__Input material__

◇ ◇ ◇ ◇ ◇ ◇ ◇

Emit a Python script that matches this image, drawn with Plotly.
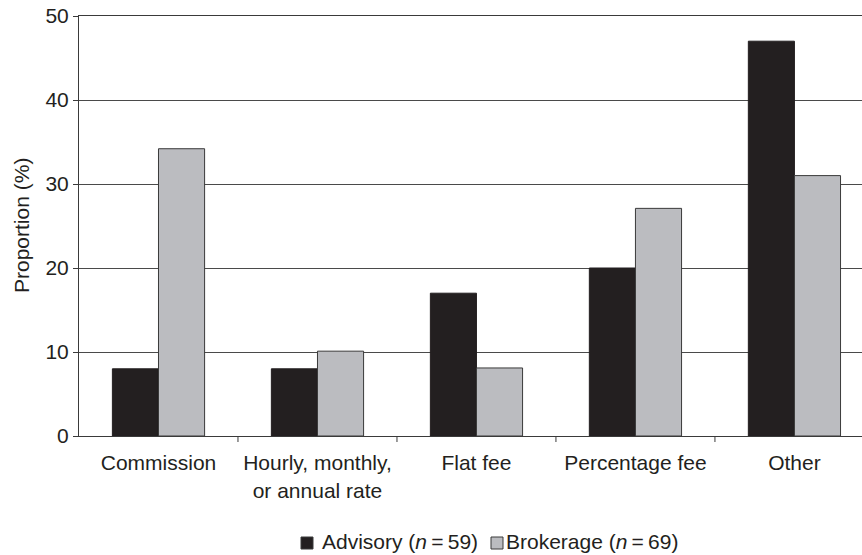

◇ ◇ ◇ ◇ ◇ ◇ ◇

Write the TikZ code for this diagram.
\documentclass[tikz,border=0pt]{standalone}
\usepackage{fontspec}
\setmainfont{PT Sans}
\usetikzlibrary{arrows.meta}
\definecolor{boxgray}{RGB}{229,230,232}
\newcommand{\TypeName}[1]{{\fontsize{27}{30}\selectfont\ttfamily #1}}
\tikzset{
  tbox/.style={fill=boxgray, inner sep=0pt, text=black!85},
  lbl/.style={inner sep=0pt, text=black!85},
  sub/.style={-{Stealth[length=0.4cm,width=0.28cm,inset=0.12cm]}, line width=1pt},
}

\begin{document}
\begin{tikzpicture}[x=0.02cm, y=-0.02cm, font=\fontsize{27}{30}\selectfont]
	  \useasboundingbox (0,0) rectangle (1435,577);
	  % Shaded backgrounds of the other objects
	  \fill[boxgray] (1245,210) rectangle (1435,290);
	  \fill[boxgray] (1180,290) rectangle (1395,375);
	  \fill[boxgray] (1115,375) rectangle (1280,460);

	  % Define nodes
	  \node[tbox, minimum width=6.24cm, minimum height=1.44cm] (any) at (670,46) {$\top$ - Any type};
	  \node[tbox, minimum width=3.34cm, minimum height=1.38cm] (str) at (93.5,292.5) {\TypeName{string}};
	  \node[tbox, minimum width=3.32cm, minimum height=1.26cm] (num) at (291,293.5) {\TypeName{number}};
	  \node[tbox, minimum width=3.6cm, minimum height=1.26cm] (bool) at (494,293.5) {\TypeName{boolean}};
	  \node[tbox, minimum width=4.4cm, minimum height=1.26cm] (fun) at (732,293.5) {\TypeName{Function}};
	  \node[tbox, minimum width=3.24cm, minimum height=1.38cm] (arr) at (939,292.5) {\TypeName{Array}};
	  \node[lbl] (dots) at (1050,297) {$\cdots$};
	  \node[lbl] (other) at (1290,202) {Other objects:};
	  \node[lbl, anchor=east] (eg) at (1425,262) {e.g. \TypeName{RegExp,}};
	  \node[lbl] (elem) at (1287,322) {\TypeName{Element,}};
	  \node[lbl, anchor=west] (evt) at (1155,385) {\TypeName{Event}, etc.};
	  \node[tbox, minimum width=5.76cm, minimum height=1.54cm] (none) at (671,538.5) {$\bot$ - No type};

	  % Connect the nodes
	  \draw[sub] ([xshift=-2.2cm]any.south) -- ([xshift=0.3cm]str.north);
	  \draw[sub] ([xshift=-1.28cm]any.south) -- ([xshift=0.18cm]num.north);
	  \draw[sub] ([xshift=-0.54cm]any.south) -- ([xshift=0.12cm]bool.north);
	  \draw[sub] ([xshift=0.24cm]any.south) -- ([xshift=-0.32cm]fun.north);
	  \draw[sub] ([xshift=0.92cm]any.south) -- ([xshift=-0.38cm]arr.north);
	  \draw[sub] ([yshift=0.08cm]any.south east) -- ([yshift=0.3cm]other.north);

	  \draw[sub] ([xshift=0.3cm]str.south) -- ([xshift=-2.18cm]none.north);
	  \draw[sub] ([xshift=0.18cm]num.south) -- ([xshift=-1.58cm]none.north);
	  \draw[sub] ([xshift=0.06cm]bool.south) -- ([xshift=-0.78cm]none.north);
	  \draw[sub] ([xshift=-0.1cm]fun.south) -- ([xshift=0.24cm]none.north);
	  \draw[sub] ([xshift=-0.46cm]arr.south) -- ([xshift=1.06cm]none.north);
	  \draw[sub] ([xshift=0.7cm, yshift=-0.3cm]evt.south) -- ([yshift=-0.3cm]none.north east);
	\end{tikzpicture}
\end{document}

◇ ◇ ◇ ◇ ◇ ◇ ◇

__Given exercise__
Copy each line that contains the word "this".

__Written answer__
Emit a Python script that matches this image, drawn with Plotly.
Write the TikZ code for this diagram.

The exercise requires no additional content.